Task brief: Everything in the data should be repeated exactly, save for the images.

>> BEGIN

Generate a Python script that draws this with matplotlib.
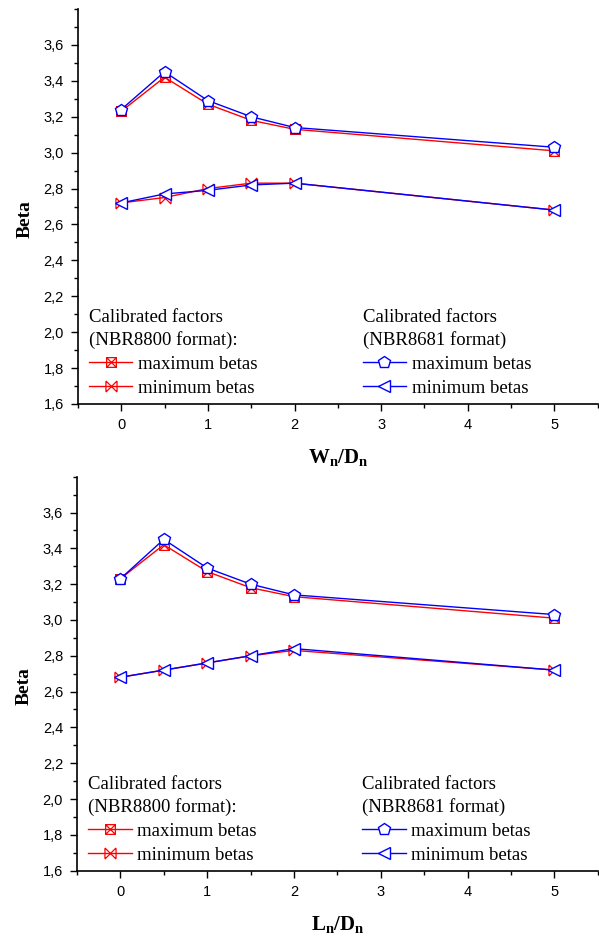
import numpy as np
import matplotlib
matplotlib.use('Agg')
import matplotlib.pyplot as plt
from matplotlib.path import Path
from matplotlib.ticker import MultipleLocator, FuncFormatter

plt.rcParams['mathtext.fontset'] = 'custom'
plt.rcParams['mathtext.rm'] = 'Liberation Serif'
plt.rcParams['mathtext.bf'] = 'Liberation Serif:bold'

x_ratio = [0, 0.5, 1, 1.5, 2, 5]
x_ticks = [0, 1, 2, 3, 4, 5]
y_ticks = [1.6, 1.8, 2.0, 2.2, 2.4, 2.6, 2.8, 3.0, 3.2, 3.4, 3.6]

# top panel, W_n/D_n
w_max_8800 = [3.23, 3.42, 3.27, 3.18, 3.13, 3.01]
w_min_8800 = [2.72, 2.75, 2.80, 2.83, 2.83, 2.68]
w_max_8681 = [3.24, 3.45, 3.29, 3.20, 3.14, 3.03]
w_min_8681 = [2.72, 2.77, 2.79, 2.82, 2.83, 2.68]

# bottom panel, L_n/D_n
l_max_8800 = [3.23, 3.42, 3.27, 3.18, 3.13, 3.01]
l_min_8800 = [2.68, 2.72, 2.76, 2.80, 2.83, 2.72]
l_max_8681 = [3.23, 3.45, 3.29, 3.20, 3.14, 3.03]
l_min_8681 = [2.68, 2.72, 2.76, 2.80, 2.84, 2.72]

M, L = Path.MOVETO, Path.LINETO
# square with a cross (red max)
box_x = Path([(-1, -1), (1, -1), (1, 1), (-1, 1), (-1, -1), (-1, -1), (1, 1), (-1, 1), (1, -1)],
             [M, L, L, L, L, M, L, M, L])
# cross with side bars (red min)
bar_x = Path([(-1, -1), (1, 1), (-1, 1), (1, -1), (-1, -0.9), (-1, 0.9), (1, -0.9), (1, 0.9)],
             [M, L, M, L, M, L, M, L])

serif = 'Liberation Serif'
sans = 'Liberation Sans'
comma_fmt = FuncFormatter(lambda v, p: f'{v:.1f}'.replace('.', ','))
leg_size = 13.5


def add_legend(ax, handles, title, x_anchor):
    leg = ax.legend(handles, ['maximum betas', 'minimum betas'], title=title,
                    loc='upper left', bbox_to_anchor=(x_anchor, 0.263),
                    frameon=False, borderpad=0, alignment='left',
                    handlelength=2.3, handletextpad=0.3, labelspacing=0.36,
                    prop={'family': serif, 'size': leg_size},
                    title_fontproperties={'family': serif, 'size': leg_size})
    leg.get_title().set_linespacing(1.32)
    return leg


def draw_panel(ax, max_8800, min_8800, max_8681, min_8681, xlabel):
    r1, = ax.plot(x_ratio, max_8800, color='red', lw=1.0, marker=box_x, ms=7,
                  mfc='none', mec='red', mew=0.9)
    r2, = ax.plot(x_ratio, min_8800, color='red', lw=1.0, marker=bar_x, ms=8,
                  mfc='none', mec='red', mew=0.9)
    b1, = ax.plot(x_ratio, max_8681, color='blue', lw=1.0, marker='p', ms=9,
                  mfc='white', mec='blue', mew=1.0)
    b2, = ax.plot(x_ratio, min_8681, color='blue', lw=1.0, marker='<', ms=9,
                  mfc='white', mec='blue', mew=1.0)

    ax.set_xlim(-0.5, 5.5)
    ax.set_ylim(1.6, 3.8)
    ax.set_xticks(x_ticks)
    ax.set_yticks(y_ticks)
    ax.xaxis.set_minor_locator(MultipleLocator(0.5))
    ax.yaxis.set_minor_locator(MultipleLocator(0.1))
    ax.yaxis.set_major_formatter(comma_fmt)

    for s in ['top', 'right']:
        ax.spines[s].set_visible(False)
    for s in ['left', 'bottom']:
        ax.spines[s].set_linewidth(1.2)
    ax.tick_params(which='major', direction='out', length=5, width=1.0, labelsize=10.5, pad=5)
    ax.tick_params(which='minor', direction='out', length=2.8, width=1.0)
    for lab in ax.get_xticklabels() + ax.get_yticklabels():
        lab.set_fontfamily(sans)

    ax.set_ylabel('Beta', fontsize=14, fontweight='bold', family=serif)
    ax.yaxis.set_label_coords(-0.086, 0.468)
    ax.set_xlabel(xlabel, fontsize=15, labelpad=11)

    leg1 = add_legend(ax, [r1, r2], 'Calibrated factors\n(NBR8800 format):', 0.004)
    ax.add_artist(leg1)
    add_legend(ax, [b1, b2], 'Calibrated factors\n(NBR8681 format)', 0.53)


fig = plt.figure(figsize=(5.99, 9.38), dpi=100)
ax_top = fig.add_axes([0.130, 0.5693, 0.868, 0.4211])
ax_bot = fig.add_axes([0.1285, 0.0718, 0.8695, 0.4200])

draw_panel(ax_top, w_max_8800, w_min_8800, w_max_8681, w_min_8681,
           r'$\mathbf{W_n/D_n}$')
draw_panel(ax_bot, l_max_8800, l_min_8800, l_max_8681, l_min_8681,
           r'$\mathbf{L_n/D_n}$')

fig.savefig('out.png', dpi=100)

>> END

Task response:
Generate a Python script that draws this with matplotlib.
import numpy as np
import matplotlib
matplotlib.use('Agg')
import matplotlib.pyplot as plt
from matplotlib.path import Path
from matplotlib.ticker import MultipleLocator, FuncFormatter

plt.rcParams['mathtext.fontset'] = 'custom'
plt.rcParams['mathtext.rm'] = 'Liberation Serif'
plt.rcParams['mathtext.bf'] = 'Liberation Serif:bold'

x_ratio = [0, 0.5, 1, 1.5, 2, 5]
x_ticks = [0, 1, 2, 3, 4, 5]
y_ticks = [1.6, 1.8, 2.0, 2.2, 2.4, 2.6, 2.8, 3.0, 3.2, 3.4, 3.6]

# top panel, W_n/D_n
w_max_8800 = [3.23, 3.42, 3.27, 3.18, 3.13, 3.01]
w_min_8800 = [2.72, 2.75, 2.80, 2.83, 2.83, 2.68]
w_max_8681 = [3.24, 3.45, 3.29, 3.20, 3.14, 3.03]
w_min_8681 = [2.72, 2.77, 2.79, 2.82, 2.83, 2.68]

# bottom panel, L_n/D_n
l_max_8800 = [3.23, 3.42, 3.27, 3.18, 3.13, 3.01]
l_min_8800 = [2.68, 2.72, 2.76, 2.80, 2.83, 2.72]
l_max_8681 = [3.23, 3.45, 3.29, 3.20, 3.14, 3.03]
l_min_8681 = [2.68, 2.72, 2.76, 2.80, 2.84, 2.72]

M, L = Path.MOVETO, Path.LINETO
# square with a cross (red max)
box_x = Path([(-1, -1), (1, -1), (1, 1), (-1, 1), (-1, -1), (-1, -1), (1, 1), (-1, 1), (1, -1)],
             [M, L, L, L, L, M, L, M, L])
# cross with side bars (red min)
bar_x = Path([(-1, -1), (1, 1), (-1, 1), (1, -1), (-1, -0.9), (-1, 0.9), (1, -0.9), (1, 0.9)],
             [M, L, M, L, M, L, M, L])

serif = 'Liberation Serif'
sans = 'Liberation Sans'
comma_fmt = FuncFormatter(lambda v, p: f'{v:.1f}'.replace('.', ','))
leg_size = 13.5


def add_legend(ax, handles, title, x_anchor):
    leg = ax.legend(handles, ['maximum betas', 'minimum betas'], title=title,
                    loc='upper left', bbox_to_anchor=(x_anchor, 0.263),
                    frameon=False, borderpad=0, alignment='left',
                    handlelength=2.3, handletextpad=0.3, labelspacing=0.36,
                    prop={'family': serif, 'size': leg_size},
                    title_fontproperties={'family': serif, 'size': leg_size})
    leg.get_title().set_linespacing(1.32)
    return leg


def draw_panel(ax, max_8800, min_8800, max_8681, min_8681, xlabel):
    r1, = ax.plot(x_ratio, max_8800, color='red', lw=1.0, marker=box_x, ms=7,
                  mfc='none', mec='red', mew=0.9)
    r2, = ax.plot(x_ratio, min_8800, color='red', lw=1.0, marker=bar_x, ms=8,
                  mfc='none', mec='red', mew=0.9)
    b1, = ax.plot(x_ratio, max_8681, color='blue', lw=1.0, marker='p', ms=9,
                  mfc='white', mec='blue', mew=1.0)
    b2, = ax.plot(x_ratio, min_8681, color='blue', lw=1.0, marker='<', ms=9,
                  mfc='white', mec='blue', mew=1.0)

    ax.set_xlim(-0.5, 5.5)
    ax.set_ylim(1.6, 3.8)
    ax.set_xticks(x_ticks)
    ax.set_yticks(y_ticks)
    ax.xaxis.set_minor_locator(MultipleLocator(0.5))
    ax.yaxis.set_minor_locator(MultipleLocator(0.1))
    ax.yaxis.set_major_formatter(comma_fmt)

    for s in ['top', 'right']:
        ax.spines[s].set_visible(False)
    for s in ['left', 'bottom']:
        ax.spines[s].set_linewidth(1.2)
    ax.tick_params(which='major', direction='out', length=5, width=1.0, labelsize=10.5, pad=5)
    ax.tick_params(which='minor', direction='out', length=2.8, width=1.0)
    for lab in ax.get_xticklabels() + ax.get_yticklabels():
        lab.set_fontfamily(sans)

    ax.set_ylabel('Beta', fontsize=14, fontweight='bold', family=serif)
    ax.yaxis.set_label_coords(-0.086, 0.468)
    ax.set_xlabel(xlabel, fontsize=15, labelpad=11)

    leg1 = add_legend(ax, [r1, r2], 'Calibrated factors\n(NBR8800 format):', 0.004)
    ax.add_artist(leg1)
    add_legend(ax, [b1, b2], 'Calibrated factors\n(NBR8681 format)', 0.53)


fig = plt.figure(figsize=(5.99, 9.38), dpi=100)
ax_top = fig.add_axes([0.130, 0.5693, 0.868, 0.4211])
ax_bot = fig.add_axes([0.1285, 0.0718, 0.8695, 0.4200])

draw_panel(ax_top, w_max_8800, w_min_8800, w_max_8681, w_min_8681,
           r'$\mathbf{W_n/D_n}$')
draw_panel(ax_bot, l_max_8800, l_min_8800, l_max_8681, l_min_8681,
           r'$\mathbf{L_n/D_n}$')

fig.savefig('out.png', dpi=100)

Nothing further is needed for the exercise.